- **Data block**:
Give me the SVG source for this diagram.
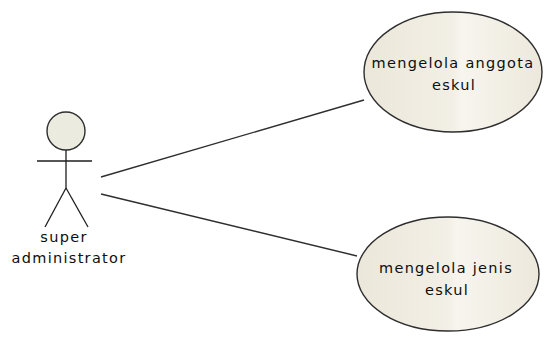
<svg xmlns="http://www.w3.org/2000/svg" width="546" height="339" viewBox="0 0 546 339">
  <style>
    .uc { stroke: #2e2e2e; stroke-width: 1.4; fill: url(#ucFill); }
    .edge { stroke: #2e2e2e; stroke-width: 1.4; fill: none; }
    .stick { stroke: #1e1e1e; stroke-width: 1.3; fill: none; }
    .lbl { font-family: "DejaVu Sans", "Liberation Sans", sans-serif; font-size: 14.5px; letter-spacing: 1.3px; fill: #0e0e0e; text-anchor: middle; }
  </style>
  <defs>
    <linearGradient id="ucFill" x1="0" y1="0" x2="1" y2="0">
      <stop offset="0" stop-color="#ebe7da"/>
      <stop offset="0.5" stop-color="#f2efe6"/>
      <stop offset="0.55" stop-color="#f7f5ee"/>
      <stop offset="1" stop-color="#ece8dc"/>
    </linearGradient>
  </defs>
  <rect width="546" height="339" fill="#ffffff"/>

  <g id="connectors">
    <line class="edge" x1="101" y1="177" x2="364" y2="100"/>
    <line class="edge" x1="101" y1="194" x2="357" y2="256"/>
  </g>

  <g id="actor-super-administrator">
    <circle cx="66" cy="131" r="19" fill="#ecebdf" stroke="#2e2e2e" stroke-width="1.4"/>
    <line class="stick" x1="66" y1="150" x2="66" y2="188"/>
    <line class="stick" x1="37" y1="161" x2="92" y2="161"/>
    <line class="stick" x1="66" y1="188" x2="45" y2="227"/>
    <line class="stick" x1="66" y1="188" x2="88" y2="227"/>
    <text class="lbl" x="64" y="242">super</text>
    <text class="lbl" x="69" y="263">administrator</text>
  </g>

  <g id="uc-mengelola-anggota">
    <ellipse class="uc" cx="453" cy="72" rx="89" ry="60"/>
    <text class="lbl" x="453" y="68">mengelola anggota</text>
    <text class="lbl" x="454" y="90">eskul</text>
  </g>

  <g id="uc-mengelola-jenis">
    <ellipse class="uc" cx="448" cy="274" rx="91" ry="57"/>
    <text class="lbl" x="446" y="273">mengelola jenis</text>
    <text class="lbl" x="447" y="295">eskul</text>
  </g>
</svg>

- **Task brief**:
Using the material above, set down every line exactly, but skip the pictures.

- **Correct response**:
Give me the SVG source for this diagram.
<svg xmlns="http://www.w3.org/2000/svg" width="546" height="339" viewBox="0 0 546 339">
  <style>
    .uc { stroke: #2e2e2e; stroke-width: 1.4; fill: url(#ucFill); }
    .edge { stroke: #2e2e2e; stroke-width: 1.4; fill: none; }
    .stick { stroke: #1e1e1e; stroke-width: 1.3; fill: none; }
    .lbl { font-family: "DejaVu Sans", "Liberation Sans", sans-serif; font-size: 14.5px; letter-spacing: 1.3px; fill: #0e0e0e; text-anchor: middle; }
  </style>
  <defs>
    <linearGradient id="ucFill" x1="0" y1="0" x2="1" y2="0">
      <stop offset="0" stop-color="#ebe7da"/>
      <stop offset="0.5" stop-color="#f2efe6"/>
      <stop offset="0.55" stop-color="#f7f5ee"/>
      <stop offset="1" stop-color="#ece8dc"/>
    </linearGradient>
  </defs>
  <rect width="546" height="339" fill="#ffffff"/>

  <g id="connectors">
    <line class="edge" x1="101" y1="177" x2="364" y2="100"/>
    <line class="edge" x1="101" y1="194" x2="357" y2="256"/>
  </g>

  <g id="actor-super-administrator">
    <circle cx="66" cy="131" r="19" fill="#ecebdf" stroke="#2e2e2e" stroke-width="1.4"/>
    <line class="stick" x1="66" y1="150" x2="66" y2="188"/>
    <line class="stick" x1="37" y1="161" x2="92" y2="161"/>
    <line class="stick" x1="66" y1="188" x2="45" y2="227"/>
    <line class="stick" x1="66" y1="188" x2="88" y2="227"/>
    <text class="lbl" x="64" y="242">super</text>
    <text class="lbl" x="69" y="263">administrator</text>
  </g>

  <g id="uc-mengelola-anggota">
    <ellipse class="uc" cx="453" cy="72" rx="89" ry="60"/>
    <text class="lbl" x="453" y="68">mengelola anggota</text>
    <text class="lbl" x="454" y="90">eskul</text>
  </g>

  <g id="uc-mengelola-jenis">
    <ellipse class="uc" cx="448" cy="274" rx="91" ry="57"/>
    <text class="lbl" x="446" y="273">mengelola jenis</text>
    <text class="lbl" x="447" y="295">eskul</text>
  </g>
</svg>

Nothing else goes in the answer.